Budget deficit narrows to P49.3 billion in October

Mary Grace Padin - The Philippine Star

MANILA, Philippines — The national government’s fiscal gap narrowed in October as the growth in state revenues outpaced the increase in disbursements, the Bureau of the Treasury (BTr) reported yesterday.

According to the latest cash operations report of the BTr, the government’s budget deficit declined by 17.71 percent to P49.3 billion in October from P59.9 billion in the same month last year.

This happened as revenues rose by almost six percent, outstripping the 1.37 percent growth in expenditures.

From January to October, the national government’s budget deficit amounted to P348.3 billion, also narrower by 20.51 percent compared to the P438.1 billion recorded in the same period last year.

This is equivalent to 55.78 percent of the government’s P624.4 billion deficit cap for the full year.

A deficit occurs when the government spends more than the revenues that it generates.

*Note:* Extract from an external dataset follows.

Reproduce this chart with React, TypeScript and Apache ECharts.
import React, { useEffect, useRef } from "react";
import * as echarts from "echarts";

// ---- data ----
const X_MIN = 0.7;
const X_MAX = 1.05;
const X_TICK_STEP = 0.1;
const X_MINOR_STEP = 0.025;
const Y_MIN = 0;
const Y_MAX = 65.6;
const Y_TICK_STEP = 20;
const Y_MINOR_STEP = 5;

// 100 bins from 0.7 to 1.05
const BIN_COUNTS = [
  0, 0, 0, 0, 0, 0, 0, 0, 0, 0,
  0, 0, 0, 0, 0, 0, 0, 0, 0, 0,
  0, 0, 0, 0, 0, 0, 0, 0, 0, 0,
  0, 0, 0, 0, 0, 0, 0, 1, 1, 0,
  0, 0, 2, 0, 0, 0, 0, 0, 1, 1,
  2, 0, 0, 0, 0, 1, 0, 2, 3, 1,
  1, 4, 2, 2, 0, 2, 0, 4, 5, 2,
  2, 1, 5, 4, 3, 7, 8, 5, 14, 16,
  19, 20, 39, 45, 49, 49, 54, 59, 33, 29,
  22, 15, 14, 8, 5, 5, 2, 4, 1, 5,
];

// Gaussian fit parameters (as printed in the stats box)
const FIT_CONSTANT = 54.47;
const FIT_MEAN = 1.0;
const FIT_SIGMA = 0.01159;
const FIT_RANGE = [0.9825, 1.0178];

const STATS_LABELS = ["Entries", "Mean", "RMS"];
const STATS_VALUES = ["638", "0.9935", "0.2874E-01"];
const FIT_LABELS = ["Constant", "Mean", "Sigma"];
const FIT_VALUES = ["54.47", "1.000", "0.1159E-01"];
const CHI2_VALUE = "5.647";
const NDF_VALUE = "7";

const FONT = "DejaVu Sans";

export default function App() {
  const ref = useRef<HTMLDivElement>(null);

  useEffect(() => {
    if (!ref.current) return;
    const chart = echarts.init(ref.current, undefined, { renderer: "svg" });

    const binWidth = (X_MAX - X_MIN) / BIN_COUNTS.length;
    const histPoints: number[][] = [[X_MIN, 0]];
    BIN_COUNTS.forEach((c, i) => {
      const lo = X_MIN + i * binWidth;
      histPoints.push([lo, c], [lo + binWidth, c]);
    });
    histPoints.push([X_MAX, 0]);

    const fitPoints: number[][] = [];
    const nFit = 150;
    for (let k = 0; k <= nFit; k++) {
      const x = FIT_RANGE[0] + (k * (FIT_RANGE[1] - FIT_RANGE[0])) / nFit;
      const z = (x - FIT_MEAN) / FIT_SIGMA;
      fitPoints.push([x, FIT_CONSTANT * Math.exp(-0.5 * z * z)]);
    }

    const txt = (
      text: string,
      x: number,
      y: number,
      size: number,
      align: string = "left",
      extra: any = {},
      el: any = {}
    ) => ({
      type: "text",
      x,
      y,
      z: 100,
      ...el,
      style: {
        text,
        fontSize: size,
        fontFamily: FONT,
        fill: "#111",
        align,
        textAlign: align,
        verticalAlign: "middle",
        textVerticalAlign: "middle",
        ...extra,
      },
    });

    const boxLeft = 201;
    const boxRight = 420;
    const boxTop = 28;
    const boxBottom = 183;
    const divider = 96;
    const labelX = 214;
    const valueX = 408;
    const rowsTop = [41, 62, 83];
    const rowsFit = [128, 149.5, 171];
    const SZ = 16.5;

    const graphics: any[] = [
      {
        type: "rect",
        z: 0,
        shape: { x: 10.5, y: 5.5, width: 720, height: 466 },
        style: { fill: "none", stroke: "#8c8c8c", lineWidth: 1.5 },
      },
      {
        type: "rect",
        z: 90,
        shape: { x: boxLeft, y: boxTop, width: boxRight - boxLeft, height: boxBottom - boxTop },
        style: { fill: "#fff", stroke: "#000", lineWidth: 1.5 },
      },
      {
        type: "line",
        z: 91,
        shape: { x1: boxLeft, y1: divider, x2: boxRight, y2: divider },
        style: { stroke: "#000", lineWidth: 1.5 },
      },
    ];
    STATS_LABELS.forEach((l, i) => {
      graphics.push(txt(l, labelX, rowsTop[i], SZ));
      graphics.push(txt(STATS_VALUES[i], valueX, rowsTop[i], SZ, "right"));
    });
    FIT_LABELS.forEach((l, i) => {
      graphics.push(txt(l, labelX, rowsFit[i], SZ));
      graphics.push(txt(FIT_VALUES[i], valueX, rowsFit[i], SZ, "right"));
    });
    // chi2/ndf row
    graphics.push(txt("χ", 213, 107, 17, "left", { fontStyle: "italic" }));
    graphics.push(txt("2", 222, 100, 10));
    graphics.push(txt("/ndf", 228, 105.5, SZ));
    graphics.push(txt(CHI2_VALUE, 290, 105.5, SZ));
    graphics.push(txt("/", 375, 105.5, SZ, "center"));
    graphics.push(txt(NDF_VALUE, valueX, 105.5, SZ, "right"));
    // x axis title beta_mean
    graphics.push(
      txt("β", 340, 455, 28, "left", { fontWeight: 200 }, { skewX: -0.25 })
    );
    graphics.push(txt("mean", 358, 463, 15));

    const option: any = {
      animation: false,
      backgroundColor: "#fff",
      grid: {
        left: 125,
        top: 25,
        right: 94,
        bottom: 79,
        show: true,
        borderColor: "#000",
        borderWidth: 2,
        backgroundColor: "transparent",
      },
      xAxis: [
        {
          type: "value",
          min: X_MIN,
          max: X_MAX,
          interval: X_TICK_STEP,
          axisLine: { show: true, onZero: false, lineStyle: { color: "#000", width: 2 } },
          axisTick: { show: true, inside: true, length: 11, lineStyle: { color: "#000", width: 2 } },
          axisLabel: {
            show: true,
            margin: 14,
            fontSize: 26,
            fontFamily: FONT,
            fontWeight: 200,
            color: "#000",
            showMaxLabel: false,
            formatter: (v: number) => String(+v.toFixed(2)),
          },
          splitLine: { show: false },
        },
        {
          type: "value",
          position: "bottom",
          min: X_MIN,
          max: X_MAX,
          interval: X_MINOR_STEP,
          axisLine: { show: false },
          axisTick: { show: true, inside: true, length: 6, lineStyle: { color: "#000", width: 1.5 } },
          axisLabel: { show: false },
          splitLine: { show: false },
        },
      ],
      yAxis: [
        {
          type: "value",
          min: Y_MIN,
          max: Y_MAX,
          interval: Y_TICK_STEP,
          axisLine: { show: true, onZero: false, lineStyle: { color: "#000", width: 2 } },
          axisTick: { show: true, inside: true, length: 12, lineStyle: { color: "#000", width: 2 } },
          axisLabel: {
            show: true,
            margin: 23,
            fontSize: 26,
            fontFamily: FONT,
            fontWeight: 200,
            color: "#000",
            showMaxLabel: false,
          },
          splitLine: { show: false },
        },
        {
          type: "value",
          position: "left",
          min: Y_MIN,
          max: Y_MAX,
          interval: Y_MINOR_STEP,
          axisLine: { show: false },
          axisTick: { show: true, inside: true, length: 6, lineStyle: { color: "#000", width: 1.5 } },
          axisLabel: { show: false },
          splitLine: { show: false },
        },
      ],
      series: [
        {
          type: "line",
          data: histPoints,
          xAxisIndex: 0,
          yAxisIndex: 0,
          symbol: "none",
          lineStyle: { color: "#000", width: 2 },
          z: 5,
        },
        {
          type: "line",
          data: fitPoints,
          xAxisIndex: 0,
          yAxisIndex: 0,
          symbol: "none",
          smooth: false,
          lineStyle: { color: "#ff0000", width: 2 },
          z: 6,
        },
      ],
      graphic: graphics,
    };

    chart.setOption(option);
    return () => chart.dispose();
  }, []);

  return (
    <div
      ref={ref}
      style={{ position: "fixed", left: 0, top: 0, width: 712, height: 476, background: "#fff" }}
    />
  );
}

For October, national government revenues rose by 5.99 percent to P261.6 billion from P246.8 billion in the same month last year.

The Treasury said the bulk, or P237.5 billion, of the total revenues came from tax collections, while the remaining P24.1 billion were from non-tax sources.

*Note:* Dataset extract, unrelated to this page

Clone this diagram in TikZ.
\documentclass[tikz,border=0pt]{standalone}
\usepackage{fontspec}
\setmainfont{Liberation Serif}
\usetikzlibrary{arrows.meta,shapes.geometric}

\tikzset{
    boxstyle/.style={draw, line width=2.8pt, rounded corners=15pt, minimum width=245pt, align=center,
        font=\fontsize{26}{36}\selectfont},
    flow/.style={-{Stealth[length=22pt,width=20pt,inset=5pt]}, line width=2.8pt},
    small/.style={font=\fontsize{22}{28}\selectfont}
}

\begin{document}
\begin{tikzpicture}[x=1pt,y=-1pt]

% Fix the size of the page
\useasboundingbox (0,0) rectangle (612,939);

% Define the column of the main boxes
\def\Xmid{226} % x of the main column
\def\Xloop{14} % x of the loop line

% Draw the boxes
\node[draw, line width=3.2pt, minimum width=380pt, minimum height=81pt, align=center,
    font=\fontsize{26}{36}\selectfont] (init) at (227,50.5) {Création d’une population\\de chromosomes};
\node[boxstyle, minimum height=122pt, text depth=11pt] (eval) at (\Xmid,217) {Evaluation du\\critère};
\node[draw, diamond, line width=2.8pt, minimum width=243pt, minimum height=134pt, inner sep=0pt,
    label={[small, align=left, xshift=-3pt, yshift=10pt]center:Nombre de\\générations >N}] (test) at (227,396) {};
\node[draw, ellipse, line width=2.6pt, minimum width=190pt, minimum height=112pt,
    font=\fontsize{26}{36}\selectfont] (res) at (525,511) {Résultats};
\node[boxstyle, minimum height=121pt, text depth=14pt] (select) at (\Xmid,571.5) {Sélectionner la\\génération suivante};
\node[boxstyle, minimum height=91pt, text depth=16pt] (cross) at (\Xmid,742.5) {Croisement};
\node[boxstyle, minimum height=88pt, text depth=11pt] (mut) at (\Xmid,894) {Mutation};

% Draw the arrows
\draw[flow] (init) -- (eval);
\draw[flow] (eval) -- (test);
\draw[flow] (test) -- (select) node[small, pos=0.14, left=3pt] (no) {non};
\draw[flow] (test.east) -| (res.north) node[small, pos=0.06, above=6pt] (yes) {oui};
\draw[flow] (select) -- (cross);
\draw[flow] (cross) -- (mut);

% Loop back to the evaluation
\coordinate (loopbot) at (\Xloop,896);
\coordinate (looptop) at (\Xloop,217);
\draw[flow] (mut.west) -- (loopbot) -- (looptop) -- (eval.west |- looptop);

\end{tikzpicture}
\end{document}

Revenues raised by the Bureau of Internal Revenue (BIR) climbed by 8.09 percent to P178.1 billion from P164.8 billion a year ago, while collections of the Bureau of Customs (BOC) similarly increased by 3.04 percent to P57.7 billion from P56 billion last year.

The BTr contributed P10.6 billion in revenues, which is 26.77 percent up compared to P8.4 billion a year ago. This was fueled by higher income from national government deposits, share from Philippine Amusement and Gaming Corp.’s income and dividends on shares of stocks.

From January to October, government revenues grew by 9.8 percent to P2.59 trillion from P2.36 trillion in the same period last year.

Meanwhile, the national government’s expenditures inched up by 1.37 percent to P310.8 billion in October from P306.6 billion in the same month of 2018.

This growth was slower compared to the 39 percent jump seen in September given the high base effect in October last year, when spending jumped 35.2 percent year-on-year to P306.6 billion.

Still, the Treasury said cumulative disbursements from January to October reached P2.94 billion, 5.05 percent higher than the previous year’s P2.8 trillion.

Netting out interest payments from expenditures, the national government posted a  primary deficit of P28.5 billion for the month of October. This resulted in a year-to-date primary deficit of P33.8 billion, 76.33 percent narrower than the P142.8 billion level over the same period in 2018.

Sought for comment, ING Bank senior economist Nicholas Mapa said the fiscal figures for

 October showed how the government’s catch-up spending plan gained ground despite higher base effects.

“The government carried on its catch-up spending with expenditures up 1.4 percent, managing to still expand on top of the 35.2 percent surge in state spending last October 2018,” Mapa said in an e-mail.